Drivers are on-boarded by entering their vehicle registration number and can manage parking, tolls, MOT, road tax, congestion charges, and now insurance — a “one-stop shop” app in a similar vein to Echo. The idea is that Caura minimises car ownership admin and helps to mitigate associated penalty fines.

Caura is FCA approved to undergo various insurance activities and enables drivers to compare insurers and manage their policy within the app. The startup also says it has redesigned the signup and verification process to significantly reduce the time needed to find the best insurance policy.

“Caura instantly verifies users against official sources like the DVLA, simplifying the experience, and reducing the risk of insurance fraud,” says the company.

The idea is to offer a much more user-friendly insurance search and buying process than is typical of price comparison websites that ask for a multiple page questionnaire to be filled out before sending you — the “prospect” — to the insurer to complete your purchase. Instead, Caura claims that users can research options, select a quote, pay, and be covered to drive in around a minute (if you navigate the app really fast, I’m assuming).

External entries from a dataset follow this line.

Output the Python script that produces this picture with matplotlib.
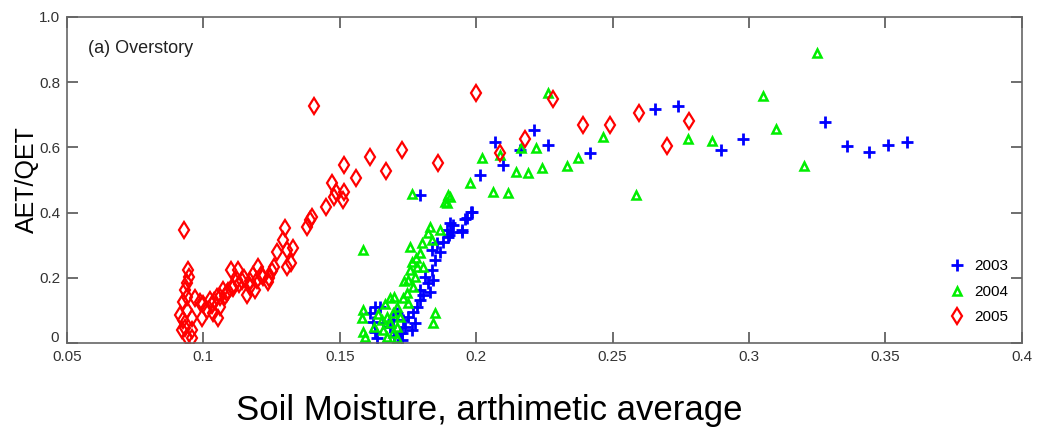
import numpy as np
import matplotlib
matplotlib.use("Agg")
import matplotlib.pyplot as plt
import matplotlib.transforms as mtransforms

# 2003 (blue +)
sm_2003 = [0.328, 0.2977, 0.2897, 0.336, 0.344, 0.351, 0.358, 0.2655, 0.274,
           0.2417, 0.2263, 0.221, 0.216, 0.2069, 0.2098, 0.2014, 0.198, 0.196,
           0.1947, 0.1915, 0.190, 0.1794, 0.1985, 0.1966, 0.1904, 0.1893, 0.1948,
           0.1896, 0.1878, 0.1867, 0.1838, 0.1849, 0.1838, 0.1841, 0.1823, 0.183,
           0.1805, 0.1794, 0.1783, 0.1768, 0.175, 0.1732, 0.1739, 0.1728, 0.1728,
           0.1647, 0.163, 0.161, 0.162, 0.163, 0.1636, 0.1684, 0.1695, 0.171,
           0.1794, 0.1812, 0.1856, 0.1911, 0.1775, 0.1765, 0.1720, 0.1700, 0.1660]
et_2003 = [0.678, 0.626, 0.592, 0.604, 0.586, 0.607, 0.617, 0.718, 0.727,
           0.583, 0.607, 0.653, 0.592, 0.617, 0.546, 0.515, 0.402, 0.380,
           0.340, 0.362, 0.331, 0.454, 0.402, 0.383, 0.368, 0.347, 0.347,
           0.325, 0.310, 0.279, 0.285, 0.255, 0.224, 0.193, 0.184, 0.156,
           0.147, 0.132, 0.110, 0.095, 0.080, 0.071, 0.049, 0.031, 0.009,
           0.110, 0.110, 0.092, 0.064, 0.034, 0.015, 0.049, 0.071, 0.092,
           0.163, 0.202, 0.307, 0.340, 0.060, 0.040, 0.030, 0.020, 0.060]

# 2004 (green triangles)
sm_2004 = [0.3249, 0.305, 0.310, 0.320, 0.2864, 0.2776, 0.2585, 0.2465, 0.2263,
           0.2373, 0.2333, 0.2241, 0.219, 0.2146, 0.2219, 0.2164, 0.2116, 0.2061,
           0.202, 0.1977, 0.1904, 0.2087, 0.1896, 0.1885, 0.1765, 0.1893, 0.1585,
           0.183, 0.1867, 0.1823, 0.1838, 0.1801, 0.1757, 0.1794, 0.1765, 0.1783,
           0.1757, 0.1775, 0.175, 0.1768, 0.1746, 0.1732, 0.175, 0.1684, 0.171,
           0.1695, 0.1673, 0.172, 0.1655, 0.1684, 0.171, 0.1658, 0.1695, 0.1673,
           0.171, 0.1585, 0.1581, 0.1585, 0.1592, 0.1849, 0.1841, 0.1805, 0.1625,
           0.1640, 0.1665, 0.1700, 0.1735, 0.1780]
et_2004 = [0.890, 0.758, 0.656, 0.543, 0.620, 0.626, 0.454, 0.632, 0.767,
           0.567, 0.543, 0.537, 0.521, 0.525, 0.598, 0.598, 0.460, 0.463,
           0.567, 0.490, 0.448, 0.577, 0.454, 0.433, 0.457, 0.429, 0.285,
           0.356, 0.347, 0.337, 0.316, 0.307, 0.294, 0.276, 0.248, 0.233,
           0.224, 0.202, 0.193, 0.172, 0.153, 0.138, 0.123, 0.138, 0.110,
           0.092, 0.080, 0.080, 0.071, 0.061, 0.049, 0.040, 0.031, 0.018,
           0.015, 0.101, 0.077, 0.034, 0.018, 0.092, 0.061, 0.233, 0.050,
           0.090, 0.120, 0.140, 0.190, 0.260]

# 2005 (red diamonds)
sm_2005 = [0.093, 0.1405, 0.1515, 0.161, 0.167, 0.1728, 0.186, 0.200, 0.228,
           0.239, 0.249, 0.2596, 0.270, 0.278, 0.218, 0.2087, 0.156, 0.147,
           0.1486, 0.1515, 0.151, 0.148, 0.145, 0.139, 0.138, 0.1398, 0.130,
           0.129, 0.1306, 0.127, 0.133, 0.132, 0.1306, 0.126, 0.1237, 0.122,
           0.120, 0.1196, 0.117, 0.116, 0.119, 0.1127, 0.110, 0.1123, 0.1105,
           0.1086, 0.107, 0.105, 0.106, 0.1024, 0.1013, 0.1035, 0.1053, 0.0995,
           0.097, 0.0988, 0.0944, 0.0947, 0.094, 0.0932, 0.094, 0.0925, 0.094,
           0.0914, 0.0925, 0.0958, 0.0932, 0.0958, 0.094, 0.0958, 0.0921,
           0.100, 0.103, 0.104, 0.106, 0.108, 0.109, 0.111, 0.113, 0.114, 0.115,
           0.117, 0.118, 0.121, 0.124, 0.125]
et_2005 = [0.347, 0.727, 0.546, 0.570, 0.528, 0.592, 0.552, 0.767, 0.748,
           0.669, 0.669, 0.706, 0.604, 0.681, 0.626, 0.583, 0.506, 0.490,
           0.463, 0.463, 0.439, 0.448, 0.417, 0.377, 0.356, 0.387, 0.353,
           0.316, 0.285, 0.279, 0.291, 0.245, 0.233, 0.233, 0.187, 0.202,
           0.233, 0.193, 0.172, 0.147, 0.163, 0.224, 0.224, 0.193, 0.172,
           0.153, 0.163, 0.141, 0.110, 0.132, 0.101, 0.092, 0.077, 0.077,
           0.138, 0.126, 0.224, 0.202, 0.184, 0.163, 0.141, 0.126, 0.101,
           0.086, 0.071, 0.077, 0.046, 0.040, 0.018, 0.015, 0.040,
           0.120, 0.115, 0.130, 0.140, 0.145, 0.160, 0.170, 0.180, 0.190, 0.200,
           0.190, 0.210, 0.210, 0.200, 0.220]

x_ticks = [0.05, 0.1, 0.15, 0.2, 0.25, 0.3, 0.35, 0.4]
x_labels = ["0.05", "0.1", "0.15", "0.2", "0.25", "0.3", "0.35", "0.4"]
y_ticks = [0, 0.2, 0.4, 0.6, 0.8, 1.0]
y_labels = ["0", "0.2", "0.4", "0.6", "0.8", "1.0"]

plt.rcParams['font.family'] = ['Liberation Sans', 'DejaVu Sans']

fig = plt.figure(figsize=(10.47, 4.34), dpi=100)
ax = fig.add_axes([0.064, 0.2097, 0.912, 0.7512])

ax.plot(sm_2003, et_2003, '+', color='#0000ff', ms=8, mew=2, label='2003', ls='none')
ax.plot(sm_2004, et_2004, '^', mfc='none', mec='#00ee00', ms=6, mew=1.8, label='2004', ls='none')
ax.plot(sm_2005, et_2005, 'd', mfc='none', mec='#ff0000', ms=8, mew=1.6, label='2005', ls='none')

ax.set_xlim(0.05, 0.4)
ax.set_ylim(0, 1.0)
ax.set_xticks(x_ticks)
ax.set_xticklabels(x_labels)
ax.set_yticks(y_ticks)
ax.set_yticklabels(y_labels)
ax.tick_params(direction='in', length=8, width=1.2, top=True, right=True,
               colors='#555555', labelcolor='#333333', labelsize=11, pad=5)
for s in ax.spines.values():
    s.set_color('#666666')
    s.set_linewidth(1.2)

# lift the "0" y tick label a little, as in the original
ylab0 = ax.get_yticklabels()[0]
ylab0.set_transform(ylab0.get_transform() +
                    mtransforms.ScaledTranslation(-1 / 100, 6 / 100, fig.dpi_scale_trans))

ax.text(0.022, 0.93, "(a) Overstory", transform=ax.transAxes,
        fontsize=13, va='top', ha='left', color='#222222')

ax.set_ylabel("AET/QET", fontsize=18)
ax.yaxis.set_label_coords(-0.029, 0.5)
ax.set_xlabel("Soil Moisture, arthimetic average", fontsize=25)
ax.xaxis.set_label_coords(0.442, -0.155)

leg = ax.legend(loc='lower right', bbox_to_anchor=(1.0, 0.015), frameon=False,
                prop={'size': 11}, handletextpad=0.5,
                labelspacing=0.75, handlelength=1.2)

fig.savefig("out.png", dpi=100, facecolor='white')
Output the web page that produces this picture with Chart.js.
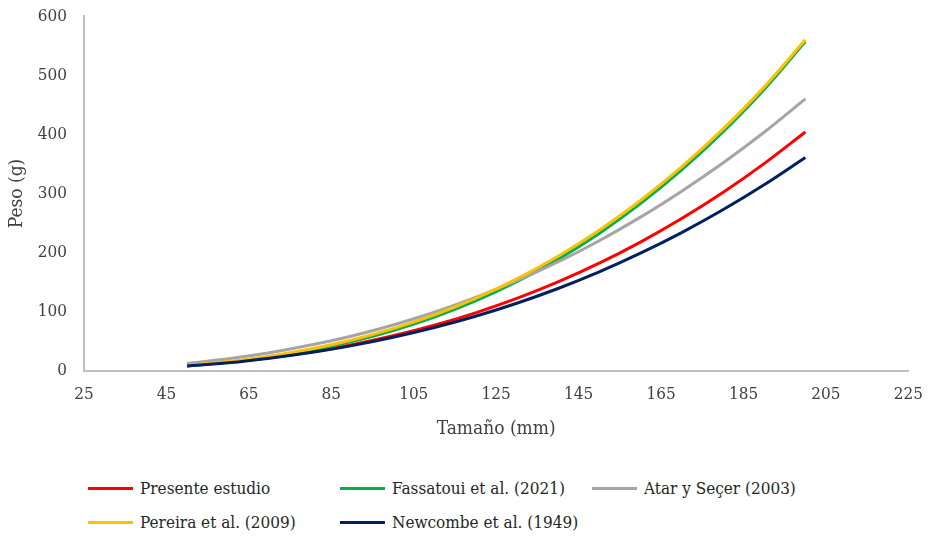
<!DOCTYPE html>
<html lang="es">
<head>
<meta charset="utf-8">
<title>Peso vs Tamaño</title>
<script src="https://cdn.jsdelivr.net/npm/chart.js@4.4.1/dist/chart.umd.min.js"></script>
<style>
  body { margin: 0; background: #fff; }
  #wrap { position: relative; width: 929px; height: 539px; overflow: hidden; }
  #caja { position: absolute; left: 0; top: -3px; width: 929px; height: 447px; }
  #leyenda {
    position: absolute; left: 88px; top: 471px;
    display: grid; grid-template-columns: 252px 252px 250px; grid-auto-rows: 34px;
    font-family: 'DejaVu Serif Condensed', 'DejaVu Serif', serif; font-size: 17px; color: #262626;
  }
  #leyenda div { display: flex; align-items: center; white-space: nowrap; }
  #leyenda span.linea { display: inline-block; width: 45px; height: 3px; margin-right: 7px; }
</style>
</head>
<body>
<div id="wrap">
  <div id="caja"><canvas id="grafico"></canvas></div>
  <div id="leyenda"></div>
</div>
<script>
// Tamaño (mm) en el eje x
const tamanos = [50, 60, 70, 80, 90, 100, 110, 120, 130, 140, 150, 160, 170, 180, 190, 200];

const presenteEstudio = [8.7, 14.4, 22.1, 31.9, 44.2, 59.2, 77.1, 98.1, 122.5, 150.4, 182.1, 217.8, 257.6, 301.7, 350.5, 404];
const fassatoui2021  = [8.3, 14.5, 23.1, 34.6, 49.5, 68.1, 90.9, 118.3, 150.7, 188.6, 232.5, 282.8, 339.8, 404.1, 476.0, 557];
const atarSecer2003  = [12.6, 20.4, 30.6, 43.5, 59.0, 77.6, 99.1, 124.1, 152.4, 184.2, 220.1, 260.0, 304.0, 351.6, 403.6, 460];
const pereira2009    = [9.1, 15.6, 24.7, 36.8, 52.2, 71.3, 94.7, 122.6, 155.5, 193.8, 237.9, 288.2, 345.0, 408.8, 480.0, 560];
const newcombe1949   = [8.0, 13.6, 21.4, 31.0, 42.6, 56.7, 73.2, 92.3, 114.3, 139.3, 167.4, 199.0, 233.9, 272.4, 314.8, 361];

const series = [
  { nombre: 'Presente estudio', datos: presenteEstudio, color: '#FF0000' },
  { nombre: 'Fassatoui et al. (2021)', datos: fassatoui2021, color: '#00B050' },
  { nombre: 'Atar y Seçer (2003)', datos: atarSecer2003, color: '#A5A5A5' },
  { nombre: 'Pereira et al. (2009)', datos: pereira2009, color: '#FFC000' },
  { nombre: 'Newcombe et al. (1949)', datos: newcombe1949, color: '#002060' }
];

const ticksX = [25, 45, 65, 85, 105, 125, 145, 165, 185, 205, 225];
const ticksY = [0, 100, 200, 300, 400, 500, 600];

const fuente = "'DejaVu Serif Condensed', 'DejaVu Serif', serif";
const colorTexto = '#404040';
const colorEje = '#BFBFBF';

// leyenda en HTML para respetar las columnas del original
const leyenda = document.getElementById('leyenda');
series.forEach(s => {
  const item = document.createElement('div');
  item.innerHTML = `<span class="linea" style="background:${s.color}"></span>${s.nombre}`;
  leyenda.appendChild(item);
});

const ctx = document.getElementById('grafico').getContext('2d');
new Chart(ctx, {
  type: 'line',
  data: {
    datasets: series.map((s, i) => ({
      label: s.nombre,
      data: tamanos.map((x, j) => ({ x: x, y: s.datos[j] })),
      borderColor: s.color,
      backgroundColor: s.color,
      borderWidth: 3,
      pointRadius: 0,
      cubicInterpolationMode: 'monotone',
      order: series.length - i // el último queda encima, como en Excel
    }))
  },
  options: {
    responsive: true,
    maintainAspectRatio: false,
    animation: false,
    layout: { padding: { top: 0, right: 2, left: 2, bottom: 0 } },
    plugins: {
      legend: { display: false },
      tooltip: { enabled: false }
    },
    scales: {
      x: {
        type: 'linear',
        min: 25,
        max: 225,
        afterBuildTicks: scale => { scale.ticks = ticksX.map(v => ({ value: v })); },
        grid: { display: false },
        border: { display: true, color: colorEje, width: 2 },
        ticks: { color: colorTexto, font: { family: fuente, size: 17 }, padding: 6, maxRotation: 0 },
        title: {
          display: true, text: 'Tamaño (mm)', color: colorTexto,
          font: { family: fuente, size: 19 }, padding: { top: 6 }
        }
      },
      y: {
        min: 0,
        max: 600,
        afterBuildTicks: scale => { scale.ticks = ticksY.map(v => ({ value: v })); },
        grid: { display: false },
        border: { display: true, color: colorEje, width: 2 },
        ticks: { color: colorTexto, font: { family: fuente, size: 17 }, padding: 9 },
        title: {
          display: true, text: 'Peso (g)', color: colorTexto,
          font: { family: fuente, size: 19 }, padding: { bottom: 0 }
        }
      }
    }
  }
});
</script>
</body>
</html>
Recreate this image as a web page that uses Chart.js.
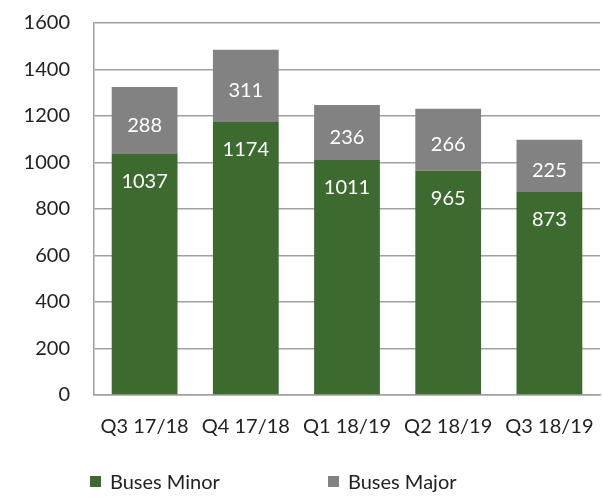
<!DOCTYPE html>
<html>
<head>
<meta charset="utf-8">
<script src="https://cdn.jsdelivr.net/npm/chart.js@4"></script>
<style>
  html, body { margin: 0; padding: 0; background: #fff; }
  #wrap { width: 602px; height: 500px; }
</style>
</head>
<body>
<div id="wrap"><canvas id="busChart" width="602" height="500"></canvas></div>
<script>
// data
const quarters = ['Q3 17/18', 'Q4 17/18', 'Q1 18/19', 'Q2 18/19', 'Q3 18/19'];
const busesMinor = [1037, 1174, 1011, 965, 873];
const busesMajor = [288, 311, 236, 266, 225];
const yTicks = [0, 200, 400, 600, 800, 1000, 1200, 1400, 1600];

const GREEN = '#3d6a2f';
const GREY = '#828282';
const FONT = 'Lato, "DejaVu Sans", sans-serif';

// white value labels inside the bar segments
const valueLabels = {
    id: 'valueLabels',
    afterDatasetsDraw(chart) {
        const ctx = chart.ctx;
        ctx.save();
        ctx.fillStyle = '#ffffff';
        ctx.font = '20px ' + FONT;
        ctx.textAlign = 'center';
        ctx.textBaseline = 'middle';
        chart.data.datasets.forEach((ds, i) => {
            chart.getDatasetMeta(i).data.forEach((bar, j) => {
                let y;
                if (i === 0) {
                    y = bar.y + 28;           // near top of green segment
                } else {
                    y = (bar.y + bar.base) / 2 + 5;  // middle of grey segment
                }
                ctx.fillText(String(ds.data[j]), bar.x, y);
            });
        });
        ctx.restore();
    }
};

// legend drawn by hand so the items sit where the reference has them
const bottomLegend = {
    id: 'bottomLegend',
    afterDraw(chart) {
        const ctx = chart.ctx;
        const spots = [90, 328];
        ctx.save();
        ctx.font = '20px ' + FONT;
        ctx.textBaseline = 'middle';
        chart.data.datasets.forEach((ds, i) => {
            const x = spots[i];
            ctx.fillStyle = ds.backgroundColor;
            ctx.fillRect(x, 476, 11, 11);
            ctx.fillStyle = '#222222';
            ctx.fillText(ds.label, x + 20, 483);
        });
        ctx.restore();
    }
};

new Chart(document.getElementById('busChart'), {
    type: 'bar',
    data: {
        labels: quarters,
        datasets: [
            { label: 'Buses Minor', data: busesMinor, backgroundColor: GREEN },
            { label: 'Buses Major', data: busesMajor, backgroundColor: GREY }
        ]
    },
    options: {
        responsive: false,
        animation: false,
        layout: { padding: { top: 23, right: 2, left: 0, bottom: 0 } },
        datasets: { bar: { categoryPercentage: 1, barPercentage: 0.65 } },
        plugins: {
            legend: { display: false },
            tooltip: { enabled: false }
        },
        scales: {
            x: {
                stacked: true,
                grid: { display: false, drawTicks: false },
                border: { color: '#a0a0a0', width: 1.5 },
                ticks: { color: '#222222', font: { family: FONT, size: 20 }, padding: 20, maxRotation: 0 },
                afterFit(scale) {
                    scale.height = 105;
                    scale.paddingLeft = 0;
                    scale.paddingRight = 0;
                }
            },
            y: {
                stacked: true,
                min: 0,
                max: 1600,
                afterBuildTicks(scale) { scale.ticks = yTicks.map(v => ({ value: v })); },
                grid: { color: '#a0a0a0', lineWidth: 1.5, drawTicks: false },
                border: { color: '#a0a0a0', width: 1.5 },
                ticks: {
                    color: '#222222',
                    font: { family: FONT, size: 20 },
                    padding: 24,
                    callback: v => String(v)
                },
                afterFit(scale) {
                    scale.width = 94;
                    scale.paddingTop = 0;
                    scale.paddingBottom = 0;
                }
            }
        }
    },
    plugins: [valueLabels, bottomLegend]
});
</script>
</body>
</html>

The insurance cover itself is provided by six of the leading U.K. insurers, including Aviva and Markerstudy. In early 2021, Caura users will be able to pay for insurance in monthly instalments.

Asked why no one seems to have made shopping around for car insurance quite so straightforward, Lakshmi tells TechCrunch: “Startups in insurtech have been so busy finding niches that they’ve forgotten to innovate for the mainstream consumer”.